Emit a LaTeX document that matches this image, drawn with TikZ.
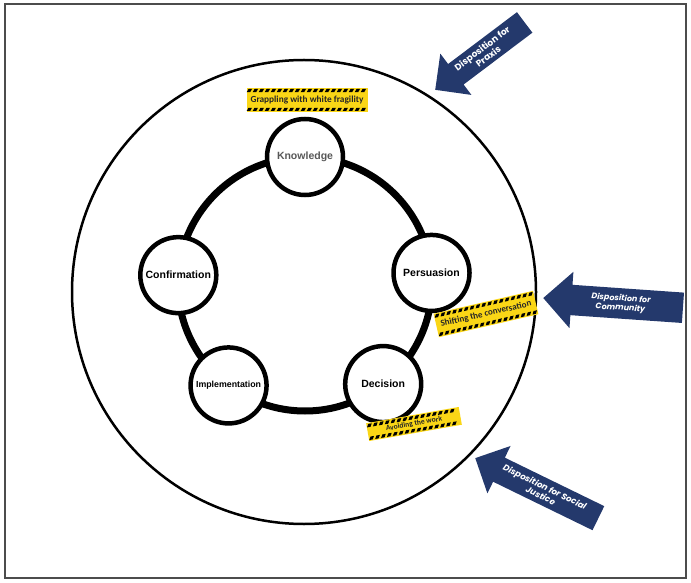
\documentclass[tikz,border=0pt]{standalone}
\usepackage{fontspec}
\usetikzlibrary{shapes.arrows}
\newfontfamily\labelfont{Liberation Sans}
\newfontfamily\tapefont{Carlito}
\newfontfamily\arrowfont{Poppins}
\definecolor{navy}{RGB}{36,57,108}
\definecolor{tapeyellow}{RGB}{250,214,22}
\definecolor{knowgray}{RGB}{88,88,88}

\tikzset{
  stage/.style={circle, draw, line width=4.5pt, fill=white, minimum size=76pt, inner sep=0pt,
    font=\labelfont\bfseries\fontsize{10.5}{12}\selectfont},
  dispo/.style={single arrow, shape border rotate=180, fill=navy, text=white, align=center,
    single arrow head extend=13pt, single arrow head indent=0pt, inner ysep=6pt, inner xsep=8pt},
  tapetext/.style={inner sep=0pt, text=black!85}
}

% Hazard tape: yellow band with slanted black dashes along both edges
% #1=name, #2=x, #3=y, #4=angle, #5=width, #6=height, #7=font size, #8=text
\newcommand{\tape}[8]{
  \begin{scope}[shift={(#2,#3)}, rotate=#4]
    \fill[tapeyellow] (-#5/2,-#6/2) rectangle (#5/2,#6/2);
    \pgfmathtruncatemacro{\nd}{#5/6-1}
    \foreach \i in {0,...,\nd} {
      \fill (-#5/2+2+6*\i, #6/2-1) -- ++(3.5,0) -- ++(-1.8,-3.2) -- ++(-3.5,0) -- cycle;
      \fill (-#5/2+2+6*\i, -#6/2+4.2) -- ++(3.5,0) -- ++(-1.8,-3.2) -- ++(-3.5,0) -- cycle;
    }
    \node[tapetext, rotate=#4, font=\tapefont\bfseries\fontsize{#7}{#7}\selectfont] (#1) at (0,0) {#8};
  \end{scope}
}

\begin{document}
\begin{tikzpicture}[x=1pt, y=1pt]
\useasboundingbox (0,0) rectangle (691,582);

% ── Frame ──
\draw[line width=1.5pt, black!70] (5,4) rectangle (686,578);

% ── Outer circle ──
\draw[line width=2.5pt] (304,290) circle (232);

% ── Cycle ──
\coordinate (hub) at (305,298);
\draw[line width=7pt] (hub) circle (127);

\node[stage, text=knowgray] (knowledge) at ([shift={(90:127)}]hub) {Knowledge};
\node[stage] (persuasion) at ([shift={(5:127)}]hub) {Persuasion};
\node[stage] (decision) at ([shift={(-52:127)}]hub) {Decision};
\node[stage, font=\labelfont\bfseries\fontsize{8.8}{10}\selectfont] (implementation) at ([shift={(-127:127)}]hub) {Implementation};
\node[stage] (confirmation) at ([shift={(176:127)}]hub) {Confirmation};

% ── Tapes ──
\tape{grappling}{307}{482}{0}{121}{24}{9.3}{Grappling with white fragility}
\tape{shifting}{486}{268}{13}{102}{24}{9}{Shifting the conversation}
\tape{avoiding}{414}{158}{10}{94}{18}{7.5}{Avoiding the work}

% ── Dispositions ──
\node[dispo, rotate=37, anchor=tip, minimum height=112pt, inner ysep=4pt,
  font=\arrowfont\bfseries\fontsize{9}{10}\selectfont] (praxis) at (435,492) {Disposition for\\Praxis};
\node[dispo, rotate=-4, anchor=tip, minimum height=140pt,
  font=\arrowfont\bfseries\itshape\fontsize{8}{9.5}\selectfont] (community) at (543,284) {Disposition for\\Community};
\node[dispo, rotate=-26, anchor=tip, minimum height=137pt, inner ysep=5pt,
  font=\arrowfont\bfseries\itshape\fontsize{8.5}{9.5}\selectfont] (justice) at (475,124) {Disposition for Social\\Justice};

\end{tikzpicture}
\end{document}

◇ ◇ ◇ ◇

YOUR INSTRUCTIONS >> Every line above should be returned word for word, with the pictures left behind.

RESPONSE TO THE EXERCISE >>
Emit a LaTeX document that matches this image, drawn with TikZ.
\documentclass[tikz,border=0pt]{standalone}
\usepackage{fontspec}
\usetikzlibrary{shapes.arrows}
\newfontfamily\labelfont{Liberation Sans}
\newfontfamily\tapefont{Carlito}
\newfontfamily\arrowfont{Poppins}
\definecolor{navy}{RGB}{36,57,108}
\definecolor{tapeyellow}{RGB}{250,214,22}
\definecolor{knowgray}{RGB}{88,88,88}

\tikzset{
  stage/.style={circle, draw, line width=4.5pt, fill=white, minimum size=76pt, inner sep=0pt,
    font=\labelfont\bfseries\fontsize{10.5}{12}\selectfont},
  dispo/.style={single arrow, shape border rotate=180, fill=navy, text=white, align=center,
    single arrow head extend=13pt, single arrow head indent=0pt, inner ysep=6pt, inner xsep=8pt},
  tapetext/.style={inner sep=0pt, text=black!85}
}

% Hazard tape: yellow band with slanted black dashes along both edges
% #1=name, #2=x, #3=y, #4=angle, #5=width, #6=height, #7=font size, #8=text
\newcommand{\tape}[8]{
  \begin{scope}[shift={(#2,#3)}, rotate=#4]
    \fill[tapeyellow] (-#5/2,-#6/2) rectangle (#5/2,#6/2);
    \pgfmathtruncatemacro{\nd}{#5/6-1}
    \foreach \i in {0,...,\nd} {
      \fill (-#5/2+2+6*\i, #6/2-1) -- ++(3.5,0) -- ++(-1.8,-3.2) -- ++(-3.5,0) -- cycle;
      \fill (-#5/2+2+6*\i, -#6/2+4.2) -- ++(3.5,0) -- ++(-1.8,-3.2) -- ++(-3.5,0) -- cycle;
    }
    \node[tapetext, rotate=#4, font=\tapefont\bfseries\fontsize{#7}{#7}\selectfont] (#1) at (0,0) {#8};
  \end{scope}
}

\begin{document}
\begin{tikzpicture}[x=1pt, y=1pt]
\useasboundingbox (0,0) rectangle (691,582);

% ── Frame ──
\draw[line width=1.5pt, black!70] (5,4) rectangle (686,578);

% ── Outer circle ──
\draw[line width=2.5pt] (304,290) circle (232);

% ── Cycle ──
\coordinate (hub) at (305,298);
\draw[line width=7pt] (hub) circle (127);

\node[stage, text=knowgray] (knowledge) at ([shift={(90:127)}]hub) {Knowledge};
\node[stage] (persuasion) at ([shift={(5:127)}]hub) {Persuasion};
\node[stage] (decision) at ([shift={(-52:127)}]hub) {Decision};
\node[stage, font=\labelfont\bfseries\fontsize{8.8}{10}\selectfont] (implementation) at ([shift={(-127:127)}]hub) {Implementation};
\node[stage] (confirmation) at ([shift={(176:127)}]hub) {Confirmation};

% ── Tapes ──
\tape{grappling}{307}{482}{0}{121}{24}{9.3}{Grappling with white fragility}
\tape{shifting}{486}{268}{13}{102}{24}{9}{Shifting the conversation}
\tape{avoiding}{414}{158}{10}{94}{18}{7.5}{Avoiding the work}

% ── Dispositions ──
\node[dispo, rotate=37, anchor=tip, minimum height=112pt, inner ysep=4pt,
  font=\arrowfont\bfseries\fontsize{9}{10}\selectfont] (praxis) at (435,492) {Disposition for\\Praxis};
\node[dispo, rotate=-4, anchor=tip, minimum height=140pt,
  font=\arrowfont\bfseries\itshape\fontsize{8}{9.5}\selectfont] (community) at (543,284) {Disposition for\\Community};
\node[dispo, rotate=-26, anchor=tip, minimum height=137pt, inner ysep=5pt,
  font=\arrowfont\bfseries\itshape\fontsize{8.5}{9.5}\selectfont] (justice) at (475,124) {Disposition for Social\\Justice};

\end{tikzpicture}
\end{document}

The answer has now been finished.